→ Task prompt:
Extract every line that contains the string "seaborn".
═══
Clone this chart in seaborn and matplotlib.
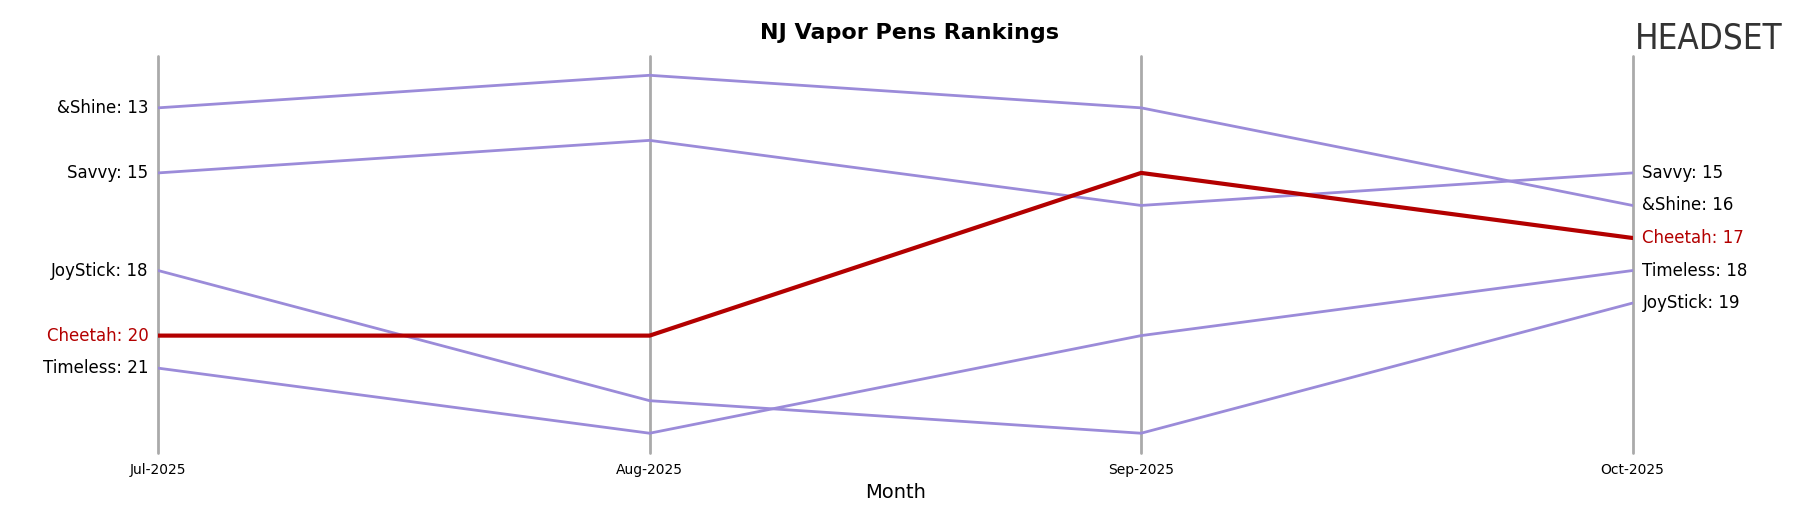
import matplotlib
matplotlib.use("Agg")
import pandas as pd
import seaborn as sns
from matplotlib import pyplot as plt

months = ["Jul-2025", "Aug-2025", "Sep-2025", "Oct-2025"]
brands = ["&Shine", "Savvy", "JoyStick", "Timeless", "Cheetah"]
ranks = {
  "&Shine": [13, 12, 13, 16],
  "Savvy": [15, 14, 16, 15],
  "JoyStick": [18, 22, 23, 19],
  "Timeless": [21, 23, 20, 18],
  "Cheetah": [20, 20, 15, 17],
}
highlight = "Cheetah"

sns.set_style("white")
plt.rcParams['font.family'] = ['DejaVu Sans']

rows = []
for b in brands:
  for i, m in enumerate(months):
    rows.append({"brand": b, "x": i, "rank": ranks[b][i]})
df = pd.DataFrame(rows)

fig = plt.figure(figsize=(18.18, 5.07), dpi=100)
ax = fig.add_axes([0.087, 0.107, 0.811, 0.783])

palette = {b: ("#b30000" if b == highlight else "#9b8bd9") for b in brands}
others = df[df["brand"] != highlight]
sns.lineplot(data=others, x="x", y="rank", hue="brand", palette=palette, lw=2, ax=ax, legend=False)
sns.lineplot(data=df[df["brand"] == highlight], x="x", y="rank", hue="brand", palette=palette, lw=3, ax=ax, legend=False)

for i in range(len(months)):
  ax.axvline(i, color="#aaaaaa", lw=2, zorder=0, clip_on=False)

ax.set_ylim(23.6, 11.4)
ax.set_xlim(0, 3)
ax.set_yticks([])
ax.set_xticks(range(len(months)))
ax.set_xticklabels(months, fontsize=10, color="black")
ax.tick_params(axis="x", length=4)
ax.set_xlabel("Month", fontsize=14, color="black")
ax.set_ylabel("")
for s in ax.spines.values():
  s.set_visible(False)

for b in brands:
  c = "#b30000" if b == highlight else "black"
  ax.text(-0.02, ranks[b][0], f"{b}: {ranks[b][0]}", ha="right", va="center", fontsize=12, color=c)
  ax.text(3.02, ranks[b][-1], f"{b}: {ranks[b][-1]}", ha="left", va="center", fontsize=12, color=c)

fig.suptitle("NJ Vapor Pens Rankings", fontsize=16, fontweight="bold", y=0.955, color="black")
fig.text(0.899, 0.925, "HEADSET", fontsize=25, color="#333333", ha="left", va="center", fontstretch="condensed")

fig.savefig("out.png", dpi=100)
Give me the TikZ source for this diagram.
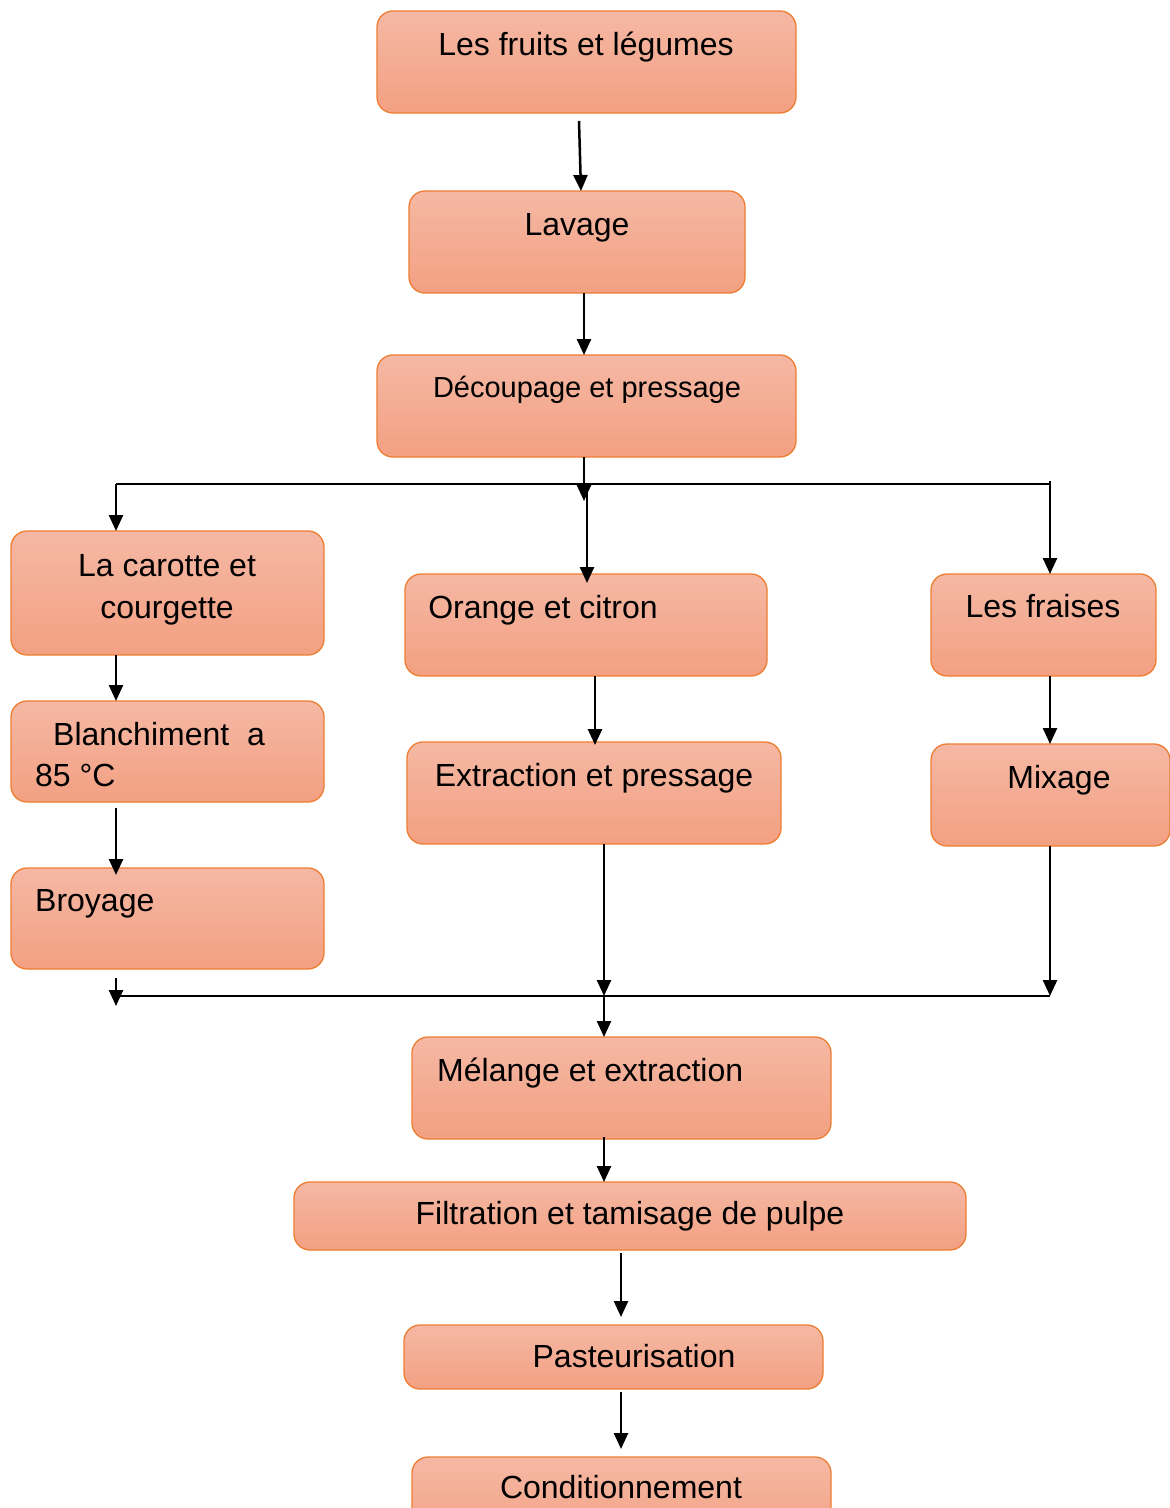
\documentclass[tikz,border=0pt]{standalone}
\usepackage{fontspec}
\setmainfont{Liberation Sans}
\usetikzlibrary{arrows.meta,calc}
\definecolor{ftop}{RGB}{245,184,164}
\definecolor{fbot}{RGB}{243,160,130}
\definecolor{boxline}{RGB}{237,125,49}
\tikzset{
  box/.style={draw=boxline, line width=1.3pt, rounded corners=16pt, top color=ftop, bottom color=fbot, inner sep=0pt, outer sep=0pt},
  txt/.style={font=\fontsize{32}{38}\selectfont, inner sep=0pt, anchor=base},
  txtl/.style={txt, anchor=base west},
  ln/.style={line width=2.5pt, black},
  arr/.style={ln, -{Triangle[width=14pt,length=16pt]}}
}
\begin{document}
\begin{tikzpicture}[x=1pt,y=-1pt]
\useasboundingbox (0,0) rectangle (1170,1508);
\clip (0,0) rectangle (1170,1508);
\fill[white] (0,0) rectangle (1170,1508);

% boxes
\node[box, minimum width=419pt, minimum height=102pt] (b1) at (586.5,62) {};
\node[box, minimum width=336pt, minimum height=102pt] (b2) at (577,242) {};
\node[box, minimum width=419pt, minimum height=102pt] (b3) at (586.5,406) {};
\node[box, minimum width=313pt, minimum height=124pt] (b4) at (167.5,593) {};
\node[box, minimum width=362pt, minimum height=102pt] (b5) at (586,625) {};
\node[box, minimum width=225pt, minimum height=102pt] (b6) at (1043.5,625) {};
\node[box, minimum width=313pt, minimum height=101pt] (b7) at (167.5,751.5) {};
\node[box, minimum width=374pt, minimum height=102pt] (b8) at (594,793) {};
\node[box, minimum width=239pt, minimum height=102pt] (b9) at (1050.5,795) {};
\node[box, minimum width=313pt, minimum height=101pt] (b10) at (167.5,918.5) {};
\node[box, minimum width=419pt, minimum height=102pt] (b11) at (621.5,1088) {};
\node[box, minimum width=672pt, minimum height=68pt] (b12) at (630,1216) {};
\node[box, minimum width=419pt, minimum height=64pt] (b13) at (613.5,1357) {};
\node[box, minimum width=419pt, minimum height=90pt] (b14) at (621.5,1502) {};

% texts
\node[txt] (t1) at (586,55) {Les fruits et légumes};
\node[txt] (t2) at (577,235) {Lavage};
\node[txt, font=\fontsize{29}{35}\selectfont] (t3) at (587,397) {Découpage et pressage};
\node[txt] (t4a) at (167,576) {La carotte et};
\node[txt] (t4b) at (167,618) {courgette};
\node[txt] (t5) at (543,618) {Orange et citron};
\node[txt] (t6) at (1043,617) {Les fraises};
\node[txtl] (t7a) at (53,745) {Blanchiment\ \ a};
\node[txtl] (t7b) at (35,786) {85 °C};
\node[txt] (t8) at (594,786) {Extraction et pressage};
\node[txt] (t9) at (1059,788) {Mixage};
\node[txtl] (t10) at (35,911) {Broyage};
\node[txtl] (t11) at (437,1081) {Mélange et extraction};
\node[txt] (t12) at (630,1224) {Filtration et tamisage de pulpe};
\node[txt] (t13) at (634,1367) {Pasteurisation};
\node[txt] (t14) at (621,1498) {Conditionnement};

% junction coordinates
\coordinate (jL) at (116,484);
\coordinate (jR) at (1050,484);
\coordinate (jM) at (587,487);
\coordinate (m1) at (584,501);
\coordinate (c58) at (595,0);
\coordinate (c8) at (604,0);
\coordinate (c12) at (621,0);
\coordinate (kL) at (116,996);
\coordinate (kR) at (1050,996);
\coordinate (kM) at (604,996);
\coordinate (k10) at (116,1006);

% connectors
\draw[arr] ([xshift=-7.5pt,yshift=-8pt]b1.south) -- ([xshift=4pt]b2.north);
\draw[arr] ([xshift=7pt]b2.south) -- ([xshift=7pt]b2.south |- b3.north);
\draw[arr] ([xshift=-2.5pt]b3.south) -- (m1);
\draw[ln] (jL) -- (jR);
\draw[ln] ($(jR)+(0,-3)$) -- (jR);
\draw[arr] (jL) -- (jL |- b4.north);
\draw[arr] (jM) -- ($(jM |- b5.north)+(0,9)$);
\draw[arr] ($(jR)+(0,-3)$) -- (jR |- b6.north);
\draw[arr] (jL |- b4.south) -- (jL |- b7.north);
\draw[arr] ($(jL |- b7.south)+(0,6)$) -- ($(jL |- b10.north)+(0,7)$);
\draw[arr] (c58 |- b5.south) -- ($(c58 |- b8.north)+(0,3)$);
\draw[arr] (jR |- b6.south) -- (jR |- b9.north);
\draw[arr] ($(jL |- b10.south)+(0,9)$) -- (k10);
\draw[ln] (kL) -- (kR);
\draw[arr] (c8 |- b8.south) -- (kM);
\draw[arr] (jR |- b9.south) -- (kR);
\draw[arr] (kM) -- (kM |- b11.north);
\draw[arr] ($(c8 |- b11.south)+(0,-2)$) -- (c8 |- b12.north);
\draw[arr] ($(c12 |- b12.south)+(0,3)$) -- ($(c12 |- b13.north)+(0,-8)$);
\draw[arr] ($(c12 |- b13.south)+(0,3)$) -- ($(c12 |- b14.north)+(0,-8)$);
\end{tikzpicture}
\end{document}
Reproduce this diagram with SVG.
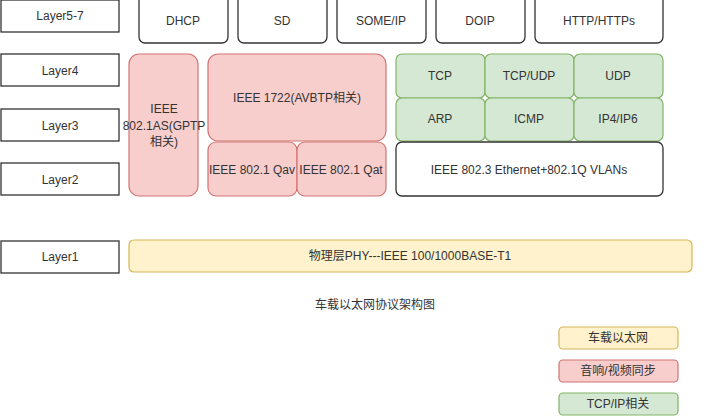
<svg xmlns="http://www.w3.org/2000/svg" width="728" height="419" viewBox="0 0 728 419">
<style>
text{font-family:"Liberation Sans","Noto Sans CJK SC",sans-serif;font-size:12px;fill:#333;text-anchor:middle;dominant-baseline:central}
.L{fill:#fff;stroke:#333;stroke-width:1.3}
.W{fill:#fff;stroke:#333;stroke-width:1.3}
.R{fill:#f8cecc;stroke:#d27474;stroke-width:1.2}
.G{fill:#d5e8d4;stroke:#82b366;stroke-width:1.2}
.Y{fill:#fff2cc;stroke:#d6b656;stroke-width:1.2}
</style>
<rect width="728" height="419" fill="#fff"/>
<g id="layer57"><rect class="L" x="1" y="0" width="118" height="32"/><text x="60" y="16">Layer5-7</text></g>
<g id="layer4"><rect class="L" x="1" y="54" width="118" height="32"/><text x="60" y="71">Layer4</text></g>
<g id="layer3"><rect class="L" x="1" y="109" width="118" height="32"/><text x="60" y="126">Layer3</text></g>
<g id="layer2"><rect class="L" x="1" y="163" width="118" height="32"/><text x="60" y="180">Layer2</text></g>
<g id="layer1"><rect class="L" x="1" y="241" width="118" height="32"/><text x="60" y="257">Layer1</text></g>
<g id="dhcp"><rect class="W" x="139" y="-6" width="89" height="49" rx="6"/><text x="183" y="21">DHCP</text></g>
<g id="sd"><rect class="W" x="238" y="-6" width="89" height="49" rx="6"/><text x="282" y="21">SD</text></g>
<g id="someip"><rect class="W" x="337" y="-6" width="89" height="49" rx="6"/><text x="381" y="21">SOME/IP</text></g>
<g id="doip"><rect class="W" x="436" y="-6" width="89" height="49" rx="6"/><text x="480" y="21">DOIP</text></g>
<g id="http"><rect class="W" x="535" y="-6" width="128" height="49" rx="6"/><text x="599" y="21">HTTP/HTTPs</text></g>
<g id="gptp"><rect class="R" x="129" y="54" width="69" height="142" rx="10"/><text x="164" y="109">IEEE</text><text x="164" y="126">802.1AS(GPTP</text><text x="164" y="142">相关)</text></g>
<g id="ieee1722"><rect class="R" x="208" y="54" width="178" height="87" rx="10"/><text x="297" y="98">IEEE 1722(AVBTP相关)</text></g>
<g id="qav"><rect class="R" x="208" y="142" width="89" height="54" rx="8"/><text x="252" y="170">IEEE 802.1 Qav</text></g>
<g id="qat"><rect class="R" x="297" y="142" width="89" height="54" rx="8"/><text x="341" y="170">IEEE 802.1 Qat</text></g>
<g id="tcp"><rect class="G" x="396" y="54" width="89" height="44" rx="6"/><text x="440" y="76">TCP</text></g>
<g id="tcpudp"><rect class="G" x="485" y="54" width="89" height="44" rx="6"/><text x="529" y="76">TCP/UDP</text></g>
<g id="udp"><rect class="G" x="574" y="54" width="89" height="44" rx="6"/><text x="618" y="76">UDP</text></g>
<g id="arp"><rect class="G" x="396" y="98" width="89" height="43" rx="6"/><text x="440" y="119">ARP</text></g>
<g id="icmp"><rect class="G" x="485" y="98" width="89" height="43" rx="6"/><text x="529" y="119">ICMP</text></g>
<g id="ip"><rect class="G" x="574" y="98" width="89" height="43" rx="6"/><text x="618" y="119">IP4/IP6</text></g>
<g id="ethernet"><rect class="W" x="396" y="142" width="267" height="54" rx="6"/><text x="529" y="170">IEEE 802.3 Ethernet+802.1Q VLANs</text></g>
<g id="phy"><rect class="Y" x="129" y="240" width="563" height="32" rx="5"/><text x="410" y="256">物理层PHY---IEEE 100/1000BASE-T1</text></g>
<g id="caption"><text x="375" y="305">车载以太网协议架构图</text></g>
<g id="legend-eth"><rect class="Y" x="559" y="327" width="119" height="22" rx="4"/><text x="618" y="338">车载以太网</text></g>
<g id="legend-av"><rect class="R" x="559" y="360" width="119" height="22" rx="4"/><text x="618" y="371">音响/视频同步</text></g>
<g id="legend-tcp"><rect class="G" x="559" y="393" width="119" height="22" rx="4"/><text x="618" y="404">TCP/IP相关</text></g>
<g id="connectors"/>
</svg>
═══
→ Answer to this problem:
Clone this chart in seaborn and matplotlib.
import seaborn as sns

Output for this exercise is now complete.